Case design from the ground upArticle added by Jeff Reed on November 2, 2012
Jeff Reed

Jeff Reed

San Diego, CA

Joined: May 07, 2012

It is a clear reminder that we need to approach each case as a blank slate.

I was working on a case recently that involved a rather challenging set of circumstances:
  • Healthy clients (preferred nonsmoker), male age 68, female age 66
  • $3.5 million current assumption survivorship UL
  • Current premium of $18,250
  • Current CSV of $285,000
  • Duration of guaranteed coverage — 11 years from today
  • Duration of projected coverage — 33 years from today
Doesn't sound too bad, right? One problem: They don't want to continue paying premiums. What does that do to the policy? Nine years of guaranteed coverage and 18 years of projected coverage. Not nearly enough.

The policy was issued 15 years ago and they are still healthy, so we should be able to re-write this and extend the coverage, right? Not so fast. Let's take another look at this in-force ledger.

The current interest rate is at 4.10 percent, a mere 10 basis points above the guarantee. The chances that MetLife, the carrier on the in-force coverage, is going to increase M&E is pretty low, so we are really looking at 18 years as our measuring stick. A quick survey of the current market comes back with only marginal improvement — 21 years of guaranteed coverage. Perhaps not enough to motivate the client to take action.

The solution on this one is still to be determined, but it is going to take a compromise on a couple fronts: Duration of coverage (probably age 90) and the need to continue to pay premiums, although at a reduced rate versus the current $18,250 (perhaps as low as $5,000).

The real issue that is lurking behind the scenes on this case is that the producer wants to get into underwriting right away. While I would normally be right there with him, without landing the plane on premium structure, we are really at a loss regarding who to apply with.

Why is that? Take a look at this concept ledger.

It shows the relative position of 13 carriers we reviewed for the case in three different scenarios:
  • Solve for the premium to guarantee coverage to age 100
  • Continue to pay the $18,250 and let it ride
  • Pay no further premium and let it ride
The problem should be readily apparent: There is really no clear winner in all three scenarios. In fact, the winner in two of them is dead last in the third. Conversely, the last place carrier in the age to 100 solve is the second best performer when we execute on the exchange only with no further premium payments.

Why is this? Carriers have had to pay careful attention to the creative premium payment structures that we in the field employ. Product design now attempts to exclude the designs the carrier is not comfortable with or those that are unprofitable, as well as highlight the structures in which they want to be competitive.

So, what is the lesson in all of this?

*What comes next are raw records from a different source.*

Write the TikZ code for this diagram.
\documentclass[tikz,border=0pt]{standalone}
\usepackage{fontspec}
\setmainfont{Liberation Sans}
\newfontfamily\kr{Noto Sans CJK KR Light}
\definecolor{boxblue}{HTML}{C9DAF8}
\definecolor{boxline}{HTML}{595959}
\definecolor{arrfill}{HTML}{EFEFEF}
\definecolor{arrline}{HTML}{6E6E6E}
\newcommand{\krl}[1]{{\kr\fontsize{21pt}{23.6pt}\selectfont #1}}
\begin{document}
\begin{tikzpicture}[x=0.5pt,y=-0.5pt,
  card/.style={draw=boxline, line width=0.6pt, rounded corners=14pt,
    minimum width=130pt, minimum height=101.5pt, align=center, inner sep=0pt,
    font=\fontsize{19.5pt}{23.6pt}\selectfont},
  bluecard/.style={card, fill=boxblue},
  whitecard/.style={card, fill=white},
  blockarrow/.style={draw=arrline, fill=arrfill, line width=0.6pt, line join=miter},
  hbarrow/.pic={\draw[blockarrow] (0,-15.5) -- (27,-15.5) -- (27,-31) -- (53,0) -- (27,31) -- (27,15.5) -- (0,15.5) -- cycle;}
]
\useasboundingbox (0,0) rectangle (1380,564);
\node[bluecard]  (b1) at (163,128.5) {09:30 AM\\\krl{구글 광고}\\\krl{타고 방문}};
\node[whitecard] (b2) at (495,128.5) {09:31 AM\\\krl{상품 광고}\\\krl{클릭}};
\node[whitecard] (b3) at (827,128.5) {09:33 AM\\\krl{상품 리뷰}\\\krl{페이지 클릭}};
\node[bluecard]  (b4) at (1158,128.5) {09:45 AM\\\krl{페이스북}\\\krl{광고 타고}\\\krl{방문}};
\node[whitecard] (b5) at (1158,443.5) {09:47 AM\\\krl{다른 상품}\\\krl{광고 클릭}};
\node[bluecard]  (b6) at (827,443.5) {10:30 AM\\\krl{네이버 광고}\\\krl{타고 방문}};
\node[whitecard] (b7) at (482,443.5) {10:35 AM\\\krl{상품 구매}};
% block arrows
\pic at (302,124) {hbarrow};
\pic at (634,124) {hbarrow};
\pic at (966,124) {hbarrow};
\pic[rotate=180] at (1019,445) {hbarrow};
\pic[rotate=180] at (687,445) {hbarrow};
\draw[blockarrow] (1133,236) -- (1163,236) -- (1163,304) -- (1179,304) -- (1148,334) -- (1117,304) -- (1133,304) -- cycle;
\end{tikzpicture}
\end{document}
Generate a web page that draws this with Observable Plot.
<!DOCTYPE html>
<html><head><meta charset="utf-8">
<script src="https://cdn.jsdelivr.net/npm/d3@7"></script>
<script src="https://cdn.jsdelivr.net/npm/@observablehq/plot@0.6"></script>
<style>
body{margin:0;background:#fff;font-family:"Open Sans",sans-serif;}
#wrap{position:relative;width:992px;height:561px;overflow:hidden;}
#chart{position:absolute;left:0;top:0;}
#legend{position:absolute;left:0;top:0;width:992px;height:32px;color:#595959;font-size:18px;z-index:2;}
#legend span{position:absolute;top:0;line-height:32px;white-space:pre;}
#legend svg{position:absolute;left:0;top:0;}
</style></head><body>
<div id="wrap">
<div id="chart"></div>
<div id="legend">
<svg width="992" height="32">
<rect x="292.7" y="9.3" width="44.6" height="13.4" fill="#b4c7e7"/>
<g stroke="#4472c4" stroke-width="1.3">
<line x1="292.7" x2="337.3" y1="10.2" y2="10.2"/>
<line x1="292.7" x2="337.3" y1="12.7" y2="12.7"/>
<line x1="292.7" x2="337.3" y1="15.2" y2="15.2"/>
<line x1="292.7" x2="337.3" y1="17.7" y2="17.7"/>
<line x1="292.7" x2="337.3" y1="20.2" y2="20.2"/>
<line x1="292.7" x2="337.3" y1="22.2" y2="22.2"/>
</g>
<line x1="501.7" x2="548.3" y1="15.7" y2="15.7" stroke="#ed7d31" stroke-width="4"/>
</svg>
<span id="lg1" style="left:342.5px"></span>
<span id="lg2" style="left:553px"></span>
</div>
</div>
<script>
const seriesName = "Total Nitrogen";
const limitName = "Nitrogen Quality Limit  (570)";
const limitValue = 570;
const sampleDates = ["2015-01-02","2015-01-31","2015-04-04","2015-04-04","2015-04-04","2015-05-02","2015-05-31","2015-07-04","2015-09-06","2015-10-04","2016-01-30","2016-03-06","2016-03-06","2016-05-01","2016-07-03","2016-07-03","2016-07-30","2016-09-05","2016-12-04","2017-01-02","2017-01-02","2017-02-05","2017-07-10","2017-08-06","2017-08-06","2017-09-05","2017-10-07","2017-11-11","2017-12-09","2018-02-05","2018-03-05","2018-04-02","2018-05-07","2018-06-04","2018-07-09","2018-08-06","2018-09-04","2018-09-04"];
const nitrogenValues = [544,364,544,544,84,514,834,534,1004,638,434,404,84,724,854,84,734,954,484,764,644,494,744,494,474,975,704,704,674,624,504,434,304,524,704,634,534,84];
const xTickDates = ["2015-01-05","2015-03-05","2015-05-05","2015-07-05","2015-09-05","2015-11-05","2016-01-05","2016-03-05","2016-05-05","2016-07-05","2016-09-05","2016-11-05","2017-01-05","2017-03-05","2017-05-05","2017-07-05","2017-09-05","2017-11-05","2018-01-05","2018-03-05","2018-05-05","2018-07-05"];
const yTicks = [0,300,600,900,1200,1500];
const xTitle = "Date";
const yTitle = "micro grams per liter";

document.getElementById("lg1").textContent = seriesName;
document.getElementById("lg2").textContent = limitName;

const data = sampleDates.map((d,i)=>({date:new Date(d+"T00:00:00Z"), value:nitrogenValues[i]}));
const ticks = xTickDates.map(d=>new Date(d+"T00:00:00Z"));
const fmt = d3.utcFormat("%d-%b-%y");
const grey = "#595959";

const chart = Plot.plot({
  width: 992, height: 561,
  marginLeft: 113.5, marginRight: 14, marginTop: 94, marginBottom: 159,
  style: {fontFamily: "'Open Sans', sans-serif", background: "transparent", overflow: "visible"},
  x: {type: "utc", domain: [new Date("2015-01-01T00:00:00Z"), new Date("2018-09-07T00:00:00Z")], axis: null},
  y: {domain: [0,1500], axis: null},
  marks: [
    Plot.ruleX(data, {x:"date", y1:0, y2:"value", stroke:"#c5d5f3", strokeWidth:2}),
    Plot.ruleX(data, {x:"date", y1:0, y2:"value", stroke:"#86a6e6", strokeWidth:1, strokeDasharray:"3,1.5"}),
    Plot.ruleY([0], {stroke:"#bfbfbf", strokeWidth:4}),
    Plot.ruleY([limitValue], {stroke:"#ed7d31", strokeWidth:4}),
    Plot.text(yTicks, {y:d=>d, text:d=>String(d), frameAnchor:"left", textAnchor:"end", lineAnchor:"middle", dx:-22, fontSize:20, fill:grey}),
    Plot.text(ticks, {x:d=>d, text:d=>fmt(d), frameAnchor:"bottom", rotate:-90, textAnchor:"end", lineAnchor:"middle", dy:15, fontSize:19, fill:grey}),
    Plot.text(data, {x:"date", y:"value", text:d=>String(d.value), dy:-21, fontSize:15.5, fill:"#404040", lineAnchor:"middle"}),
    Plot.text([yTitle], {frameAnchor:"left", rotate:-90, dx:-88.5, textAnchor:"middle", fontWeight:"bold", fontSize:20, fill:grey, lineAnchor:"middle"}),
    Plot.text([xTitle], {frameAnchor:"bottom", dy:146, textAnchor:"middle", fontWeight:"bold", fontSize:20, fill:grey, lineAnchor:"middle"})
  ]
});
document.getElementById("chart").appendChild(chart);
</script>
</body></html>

In my mind, there are two, starting with the conversations we collectively have with our clients. For some time now, I have referred to what I call the planning environment that we are operating in for a given case. The discussion above is a clear example. If all we did was run the lowest carrier based on a solve-to-age-100 and defer the decision about how to fund the contract, we would almost certainly over-pay.

The other is really for the design experts like myself. It is a clear reminder that we need to approach each case as a blank slate. Believing that the product that had the best age 100 guarantee premium is the carrier of choice for this case could not only result in the client over-paying, but could jeopardize the producer's competitive position. Fortunately in this case, the producer and I are on the same page and he agrees that we need to define the premium structure before we move forward in underwriting.